> _Written task_:
Would you quote the material below in full and unchanged?

> _Material_:

☆ ☆ ☆

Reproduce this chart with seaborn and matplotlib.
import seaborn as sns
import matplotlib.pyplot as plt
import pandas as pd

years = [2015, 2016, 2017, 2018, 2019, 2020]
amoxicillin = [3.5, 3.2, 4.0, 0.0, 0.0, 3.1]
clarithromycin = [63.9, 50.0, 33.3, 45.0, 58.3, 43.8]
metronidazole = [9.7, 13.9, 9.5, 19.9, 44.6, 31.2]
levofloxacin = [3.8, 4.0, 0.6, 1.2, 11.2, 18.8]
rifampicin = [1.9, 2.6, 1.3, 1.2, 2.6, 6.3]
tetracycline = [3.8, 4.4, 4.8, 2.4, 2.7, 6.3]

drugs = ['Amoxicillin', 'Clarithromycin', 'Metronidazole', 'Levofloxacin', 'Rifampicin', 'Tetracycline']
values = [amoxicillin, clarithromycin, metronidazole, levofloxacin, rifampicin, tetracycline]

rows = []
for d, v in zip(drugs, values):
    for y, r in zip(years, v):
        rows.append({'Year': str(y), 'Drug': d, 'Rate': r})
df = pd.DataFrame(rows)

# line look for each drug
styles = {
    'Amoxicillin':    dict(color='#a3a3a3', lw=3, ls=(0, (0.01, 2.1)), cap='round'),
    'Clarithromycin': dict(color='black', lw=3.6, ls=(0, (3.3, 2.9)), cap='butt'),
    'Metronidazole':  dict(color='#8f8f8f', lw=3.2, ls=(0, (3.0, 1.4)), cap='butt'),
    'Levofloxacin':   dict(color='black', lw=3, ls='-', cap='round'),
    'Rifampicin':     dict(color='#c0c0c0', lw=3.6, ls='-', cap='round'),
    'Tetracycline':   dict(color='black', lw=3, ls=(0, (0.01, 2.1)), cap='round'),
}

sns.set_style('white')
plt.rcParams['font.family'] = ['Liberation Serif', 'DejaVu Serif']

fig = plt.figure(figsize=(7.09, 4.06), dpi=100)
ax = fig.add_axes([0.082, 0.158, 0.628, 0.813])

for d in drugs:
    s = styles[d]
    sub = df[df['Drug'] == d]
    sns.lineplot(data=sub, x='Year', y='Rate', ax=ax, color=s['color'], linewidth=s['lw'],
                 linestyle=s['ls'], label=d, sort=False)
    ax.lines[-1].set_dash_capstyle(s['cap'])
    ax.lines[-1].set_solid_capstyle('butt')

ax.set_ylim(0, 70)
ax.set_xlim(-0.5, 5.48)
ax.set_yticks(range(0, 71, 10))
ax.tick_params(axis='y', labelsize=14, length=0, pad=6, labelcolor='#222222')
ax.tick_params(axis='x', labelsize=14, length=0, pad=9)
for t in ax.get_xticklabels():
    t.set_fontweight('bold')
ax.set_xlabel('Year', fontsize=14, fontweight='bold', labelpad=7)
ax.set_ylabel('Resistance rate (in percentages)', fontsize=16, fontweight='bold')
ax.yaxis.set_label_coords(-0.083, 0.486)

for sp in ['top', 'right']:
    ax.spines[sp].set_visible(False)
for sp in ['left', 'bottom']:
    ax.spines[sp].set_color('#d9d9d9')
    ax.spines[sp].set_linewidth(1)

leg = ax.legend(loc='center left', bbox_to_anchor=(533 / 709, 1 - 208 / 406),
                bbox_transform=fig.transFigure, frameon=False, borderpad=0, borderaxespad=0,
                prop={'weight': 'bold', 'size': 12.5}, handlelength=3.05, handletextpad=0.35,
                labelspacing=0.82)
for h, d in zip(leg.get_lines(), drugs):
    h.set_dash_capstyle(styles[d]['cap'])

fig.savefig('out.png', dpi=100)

☆ ☆ ☆

> _The completed task_:
Reproduce this chart with seaborn and matplotlib.
import seaborn as sns
import matplotlib.pyplot as plt
import pandas as pd

years = [2015, 2016, 2017, 2018, 2019, 2020]
amoxicillin = [3.5, 3.2, 4.0, 0.0, 0.0, 3.1]
clarithromycin = [63.9, 50.0, 33.3, 45.0, 58.3, 43.8]
metronidazole = [9.7, 13.9, 9.5, 19.9, 44.6, 31.2]
levofloxacin = [3.8, 4.0, 0.6, 1.2, 11.2, 18.8]
rifampicin = [1.9, 2.6, 1.3, 1.2, 2.6, 6.3]
tetracycline = [3.8, 4.4, 4.8, 2.4, 2.7, 6.3]

drugs = ['Amoxicillin', 'Clarithromycin', 'Metronidazole', 'Levofloxacin', 'Rifampicin', 'Tetracycline']
values = [amoxicillin, clarithromycin, metronidazole, levofloxacin, rifampicin, tetracycline]

rows = []
for d, v in zip(drugs, values):
    for y, r in zip(years, v):
        rows.append({'Year': str(y), 'Drug': d, 'Rate': r})
df = pd.DataFrame(rows)

# line look for each drug
styles = {
    'Amoxicillin':    dict(color='#a3a3a3', lw=3, ls=(0, (0.01, 2.1)), cap='round'),
    'Clarithromycin': dict(color='black', lw=3.6, ls=(0, (3.3, 2.9)), cap='butt'),
    'Metronidazole':  dict(color='#8f8f8f', lw=3.2, ls=(0, (3.0, 1.4)), cap='butt'),
    'Levofloxacin':   dict(color='black', lw=3, ls='-', cap='round'),
    'Rifampicin':     dict(color='#c0c0c0', lw=3.6, ls='-', cap='round'),
    'Tetracycline':   dict(color='black', lw=3, ls=(0, (0.01, 2.1)), cap='round'),
}

sns.set_style('white')
plt.rcParams['font.family'] = ['Liberation Serif', 'DejaVu Serif']

fig = plt.figure(figsize=(7.09, 4.06), dpi=100)
ax = fig.add_axes([0.082, 0.158, 0.628, 0.813])

for d in drugs:
    s = styles[d]
    sub = df[df['Drug'] == d]
    sns.lineplot(data=sub, x='Year', y='Rate', ax=ax, color=s['color'], linewidth=s['lw'],
                 linestyle=s['ls'], label=d, sort=False)
    ax.lines[-1].set_dash_capstyle(s['cap'])
    ax.lines[-1].set_solid_capstyle('butt')

ax.set_ylim(0, 70)
ax.set_xlim(-0.5, 5.48)
ax.set_yticks(range(0, 71, 10))
ax.tick_params(axis='y', labelsize=14, length=0, pad=6, labelcolor='#222222')
ax.tick_params(axis='x', labelsize=14, length=0, pad=9)
for t in ax.get_xticklabels():
    t.set_fontweight('bold')
ax.set_xlabel('Year', fontsize=14, fontweight='bold', labelpad=7)
ax.set_ylabel('Resistance rate (in percentages)', fontsize=16, fontweight='bold')
ax.yaxis.set_label_coords(-0.083, 0.486)

for sp in ['top', 'right']:
    ax.spines[sp].set_visible(False)
for sp in ['left', 'bottom']:
    ax.spines[sp].set_color('#d9d9d9')
    ax.spines[sp].set_linewidth(1)

leg = ax.legend(loc='center left', bbox_to_anchor=(533 / 709, 1 - 208 / 406),
                bbox_transform=fig.transFigure, frameon=False, borderpad=0, borderaxespad=0,
                prop={'weight': 'bold', 'size': 12.5}, handlelength=3.05, handletextpad=0.35,
                labelspacing=0.82)
for h, d in zip(leg.get_lines(), drugs):
    h.set_dash_capstyle(styles[d]['cap'])

fig.savefig('out.png', dpi=100)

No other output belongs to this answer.